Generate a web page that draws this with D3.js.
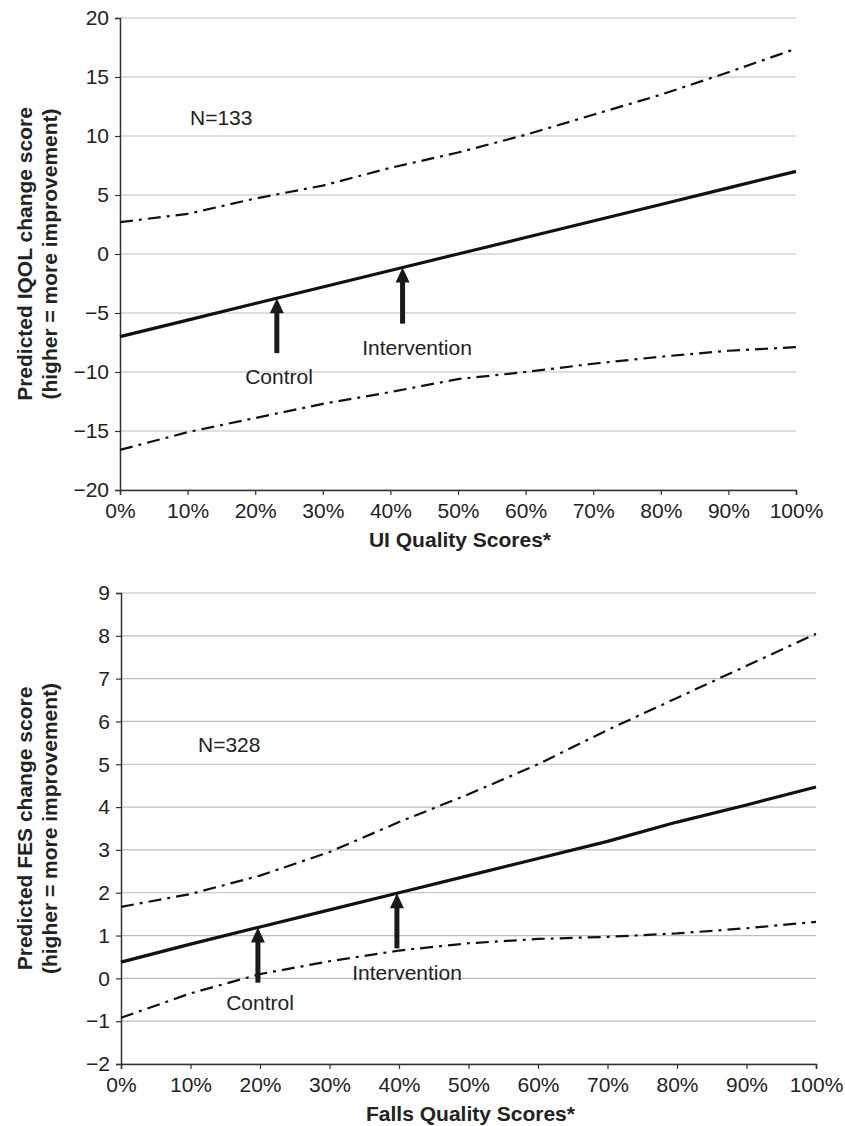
<!DOCTYPE html>
<html lang="en">
<head>
<meta charset="utf-8">
<title>Predicted change scores</title>
<script src="https://d3js.org/d3.v7.min.js"></script>
<style>
  body { margin: 0; background: #fff; }
  svg { display: block; font-family: "Liberation Sans", Arial, sans-serif; }
</style>
</head>
<body>
<div id="chart"></div>
<script>
// x positions (quality score, %)
const pct = [0, 10, 20, 30, 40, 50, 60, 70, 80, 90, 100];
const pctTicks = [0, 10, 20, 30, 40, 50, 60, 70, 80, 90, 100];

// top panel: IQOL
const iqolMid   = [-7.0, -5.6, -4.2, -2.8, -1.4, 0.0, 1.4, 2.8, 4.2, 5.6, 7.0];
const iqolUpper = [2.7, 3.4, 4.7, 5.8, 7.3, 8.6, 10.1, 11.8, 13.5, 15.4, 17.4];
const iqolLower = [-16.6, -15.1, -13.9, -12.7, -11.7, -10.6, -10.0, -9.3, -8.7, -8.2, -7.9];
const iqolTicks = [-20, -15, -10, -5, 0, 5, 10, 15, 20];
const iqolArrows = [ // [x %, tail value]
  [23.2, -8.4],
  [41.8, -5.9]
];

// bottom panel: FES
const fesMid   = [0.38, 0.8, 1.2, 1.6, 2.0, 2.4, 2.8, 3.2, 3.65, 4.05, 4.47];
const fesUpper = [1.67, 1.97, 2.4, 2.95, 3.65, 4.3, 5.0, 5.8, 6.55, 7.3, 8.05];
const fesLower = [-0.92, -0.35, 0.1, 0.4, 0.65, 0.82, 0.92, 0.97, 1.05, 1.17, 1.32];
const fesTicks = [-2, -1, 0, 1, 2, 3, 4, 5, 6, 7, 8, 9];
const fesArrows = [
  [19.7, -0.1],
  [39.7, 0.7]
];

const W = 845, H = 1126;
const svg = d3.select("#chart").append("svg").attr("width", W).attr("height", H);
svg.append("rect").attr("width", W).attr("height", H).attr("fill", "#fff");

function drawPanel(p) {
  const x = d3.scaleLinear().domain([0, 100]).range([p.left, p.right]);
  const y = d3.scaleLinear().domain(d3.extent(p.ticks)).range([p.bottom, p.top]);
  const g = svg.append("g");

  // horizontal grid
  g.selectAll(".grid").data(p.ticks).enter().append("line")
    .attr("x1", p.left).attr("x2", p.right)
    .attr("y1", d => y(d)).attr("y2", d => y(d))
    .attr("stroke", "#bdbdbd").attr("stroke-width", 1.2);

  // y axis
  const ya = g.append("g").attr("transform", `translate(${p.left},0)`)
    .call(d3.axisLeft(y).tickValues(p.ticks).tickSize(5).tickPadding(6)
      .tickFormat(d => d < 0 ? "\u2212" + Math.abs(d) : d));
  ya.select(".domain").attr("stroke", "#333").attr("stroke-width", 1.5);
  ya.selectAll(".tick line").attr("stroke", "#333").attr("stroke-width", 1.2);
  ya.selectAll(".tick text").attr("font-size", 21).attr("fill", "#222")
    .attr("font-family", "Liberation Sans, Arial, sans-serif");

  // x axis
  const xa = g.append("g").attr("transform", `translate(0,${p.bottom})`)
    .call(d3.axisBottom(x).tickValues(pctTicks).tickSize(5).tickPadding(8)
      .tickFormat(d => d + "%"));
  xa.select(".domain").attr("stroke", "#333").attr("stroke-width", 1.5);
  xa.selectAll(".tick line").attr("stroke", "#333").attr("stroke-width", 1.2);
  xa.selectAll(".tick text").attr("font-size", 21).attr("fill", "#222")
    .attr("font-family", "Liberation Sans, Arial, sans-serif");

  const line = d3.line().x((d, i) => x(pct[i])).y(d => y(d));

  [p.upper, p.lower].forEach(s => {
    g.append("path").datum(s).attr("d", line)
      .attr("fill", "none").attr("stroke", "#111").attr("stroke-width", 2.2)
      .attr("stroke-dasharray", "13,6,3,6");
  });
  g.append("path").datum(p.mid).attr("d", line)
    .attr("fill", "none").attr("stroke", "#111").attr("stroke-width", 3.2);

  // arrows
  const midAt = v => d3.scaleLinear().domain(pct).range(p.mid)(v);
  p.arrows.forEach(a => {
    const ax = x(a[0]), tip = y(midAt(a[0])), tail = y(a[1]);
    g.append("line").attr("x1", ax).attr("x2", ax)
      .attr("y1", tail).attr("y2", tip + 12)
      .attr("stroke", "#1a1a1a").attr("stroke-width", 5);
    g.append("path")
      .attr("d", `M${ax},${tip} L${ax - 7},${tip + 15} L${ax + 7},${tip + 15} Z`)
      .attr("fill", "#1a1a1a");
  });

  p.labels.forEach(l => {
    g.append("text").attr("x", l[0]).attr("y", l[1])
      .attr("text-anchor", "middle").attr("font-size", 21).attr("fill", "#222")
      .text(l[2]);
  });

  // N label
  g.append("text").attr("x", p.nPos[0]).attr("y", p.nPos[1])
    .attr("font-size", 21).attr("fill", "#222").text(p.nText);

  // x title
  g.append("text").attr("x", (p.left + p.right) / 2 + 2).attr("y", p.bottom + 57)
    .attr("text-anchor", "middle").attr("font-size", 21).attr("font-weight", "bold")
    .attr("fill", "#222").text(p.xTitle);

  // y title (two lines)
  const cy = (p.top + p.bottom) / 2;
  p.yTitle.forEach((t, i) => {
    g.append("text")
      .attr("transform", `translate(${32 + i * 25},${cy}) rotate(-90)`)
      .attr("text-anchor", "middle").attr("font-size", 21).attr("font-weight", "bold")
      .attr("fill", "#222").text(t);
  });
}

drawPanel({
  left: 120, right: 796, top: 18, bottom: 490,
  ticks: iqolTicks, mid: iqolMid, upper: iqolUpper, lower: iqolLower,
  arrows: iqolArrows,
  labels: [[279, 384, "Control"], [417, 355, "Intervention"]],
  nPos: [190, 125], nText: "N=133",
  xTitle: "UI Quality Scores*",
  yTitle: ["Predicted IQOL change score", "(higher = more improvement)"]
});

drawPanel({
  left: 121, right: 816, top: 593, bottom: 1064,
  ticks: fesTicks, mid: fesMid, upper: fesUpper, lower: fesLower,
  arrows: fesArrows,
  labels: [[260, 1010, "Control"], [407, 980, "Intervention"]],
  nPos: [198, 752], nText: "N=328",
  xTitle: "Falls Quality Scores*",
  yTitle: ["Predicted FES change score", "(higher = more improvement)"]
});
</script>
</body>
</html>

┄┄┄┄┄┄┄┄┄┄

PROBLEM DETAILS →
Reproduce the full material exactly, excluding the pictures.

EXPECTED OUTPUT →
Generate a web page that draws this with D3.js.
<!DOCTYPE html>
<html lang="en">
<head>
<meta charset="utf-8">
<title>Predicted change scores</title>
<script src="https://d3js.org/d3.v7.min.js"></script>
<style>
  body { margin: 0; background: #fff; }
  svg { display: block; font-family: "Liberation Sans", Arial, sans-serif; }
</style>
</head>
<body>
<div id="chart"></div>
<script>
// x positions (quality score, %)
const pct = [0, 10, 20, 30, 40, 50, 60, 70, 80, 90, 100];
const pctTicks = [0, 10, 20, 30, 40, 50, 60, 70, 80, 90, 100];

// top panel: IQOL
const iqolMid   = [-7.0, -5.6, -4.2, -2.8, -1.4, 0.0, 1.4, 2.8, 4.2, 5.6, 7.0];
const iqolUpper = [2.7, 3.4, 4.7, 5.8, 7.3, 8.6, 10.1, 11.8, 13.5, 15.4, 17.4];
const iqolLower = [-16.6, -15.1, -13.9, -12.7, -11.7, -10.6, -10.0, -9.3, -8.7, -8.2, -7.9];
const iqolTicks = [-20, -15, -10, -5, 0, 5, 10, 15, 20];
const iqolArrows = [ // [x %, tail value]
  [23.2, -8.4],
  [41.8, -5.9]
];

// bottom panel: FES
const fesMid   = [0.38, 0.8, 1.2, 1.6, 2.0, 2.4, 2.8, 3.2, 3.65, 4.05, 4.47];
const fesUpper = [1.67, 1.97, 2.4, 2.95, 3.65, 4.3, 5.0, 5.8, 6.55, 7.3, 8.05];
const fesLower = [-0.92, -0.35, 0.1, 0.4, 0.65, 0.82, 0.92, 0.97, 1.05, 1.17, 1.32];
const fesTicks = [-2, -1, 0, 1, 2, 3, 4, 5, 6, 7, 8, 9];
const fesArrows = [
  [19.7, -0.1],
  [39.7, 0.7]
];

const W = 845, H = 1126;
const svg = d3.select("#chart").append("svg").attr("width", W).attr("height", H);
svg.append("rect").attr("width", W).attr("height", H).attr("fill", "#fff");

function drawPanel(p) {
  const x = d3.scaleLinear().domain([0, 100]).range([p.left, p.right]);
  const y = d3.scaleLinear().domain(d3.extent(p.ticks)).range([p.bottom, p.top]);
  const g = svg.append("g");

  // horizontal grid
  g.selectAll(".grid").data(p.ticks).enter().append("line")
    .attr("x1", p.left).attr("x2", p.right)
    .attr("y1", d => y(d)).attr("y2", d => y(d))
    .attr("stroke", "#bdbdbd").attr("stroke-width", 1.2);

  // y axis
  const ya = g.append("g").attr("transform", `translate(${p.left},0)`)
    .call(d3.axisLeft(y).tickValues(p.ticks).tickSize(5).tickPadding(6)
      .tickFormat(d => d < 0 ? "\u2212" + Math.abs(d) : d));
  ya.select(".domain").attr("stroke", "#333").attr("stroke-width", 1.5);
  ya.selectAll(".tick line").attr("stroke", "#333").attr("stroke-width", 1.2);
  ya.selectAll(".tick text").attr("font-size", 21).attr("fill", "#222")
    .attr("font-family", "Liberation Sans, Arial, sans-serif");

  // x axis
  const xa = g.append("g").attr("transform", `translate(0,${p.bottom})`)
    .call(d3.axisBottom(x).tickValues(pctTicks).tickSize(5).tickPadding(8)
      .tickFormat(d => d + "%"));
  xa.select(".domain").attr("stroke", "#333").attr("stroke-width", 1.5);
  xa.selectAll(".tick line").attr("stroke", "#333").attr("stroke-width", 1.2);
  xa.selectAll(".tick text").attr("font-size", 21).attr("fill", "#222")
    .attr("font-family", "Liberation Sans, Arial, sans-serif");

  const line = d3.line().x((d, i) => x(pct[i])).y(d => y(d));

  [p.upper, p.lower].forEach(s => {
    g.append("path").datum(s).attr("d", line)
      .attr("fill", "none").attr("stroke", "#111").attr("stroke-width", 2.2)
      .attr("stroke-dasharray", "13,6,3,6");
  });
  g.append("path").datum(p.mid).attr("d", line)
    .attr("fill", "none").attr("stroke", "#111").attr("stroke-width", 3.2);

  // arrows
  const midAt = v => d3.scaleLinear().domain(pct).range(p.mid)(v);
  p.arrows.forEach(a => {
    const ax = x(a[0]), tip = y(midAt(a[0])), tail = y(a[1]);
    g.append("line").attr("x1", ax).attr("x2", ax)
      .attr("y1", tail).attr("y2", tip + 12)
      .attr("stroke", "#1a1a1a").attr("stroke-width", 5);
    g.append("path")
      .attr("d", `M${ax},${tip} L${ax - 7},${tip + 15} L${ax + 7},${tip + 15} Z`)
      .attr("fill", "#1a1a1a");
  });

  p.labels.forEach(l => {
    g.append("text").attr("x", l[0]).attr("y", l[1])
      .attr("text-anchor", "middle").attr("font-size", 21).attr("fill", "#222")
      .text(l[2]);
  });

  // N label
  g.append("text").attr("x", p.nPos[0]).attr("y", p.nPos[1])
    .attr("font-size", 21).attr("fill", "#222").text(p.nText);

  // x title
  g.append("text").attr("x", (p.left + p.right) / 2 + 2).attr("y", p.bottom + 57)
    .attr("text-anchor", "middle").attr("font-size", 21).attr("font-weight", "bold")
    .attr("fill", "#222").text(p.xTitle);

  // y title (two lines)
  const cy = (p.top + p.bottom) / 2;
  p.yTitle.forEach((t, i) => {
    g.append("text")
      .attr("transform", `translate(${32 + i * 25},${cy}) rotate(-90)`)
      .attr("text-anchor", "middle").attr("font-size", 21).attr("font-weight", "bold")
      .attr("fill", "#222").text(t);
  });
}

drawPanel({
  left: 120, right: 796, top: 18, bottom: 490,
  ticks: iqolTicks, mid: iqolMid, upper: iqolUpper, lower: iqolLower,
  arrows: iqolArrows,
  labels: [[279, 384, "Control"], [417, 355, "Intervention"]],
  nPos: [190, 125], nText: "N=133",
  xTitle: "UI Quality Scores*",
  yTitle: ["Predicted IQOL change score", "(higher = more improvement)"]
});

drawPanel({
  left: 121, right: 816, top: 593, bottom: 1064,
  ticks: fesTicks, mid: fesMid, upper: fesUpper, lower: fesLower,
  arrows: fesArrows,
  labels: [[260, 1010, "Control"], [407, 980, "Intervention"]],
  nPos: [198, 752], nText: "N=328",
  xTitle: "Falls Quality Scores*",
  yTitle: ["Predicted FES change score", "(higher = more improvement)"]
});
</script>
</body>
</html>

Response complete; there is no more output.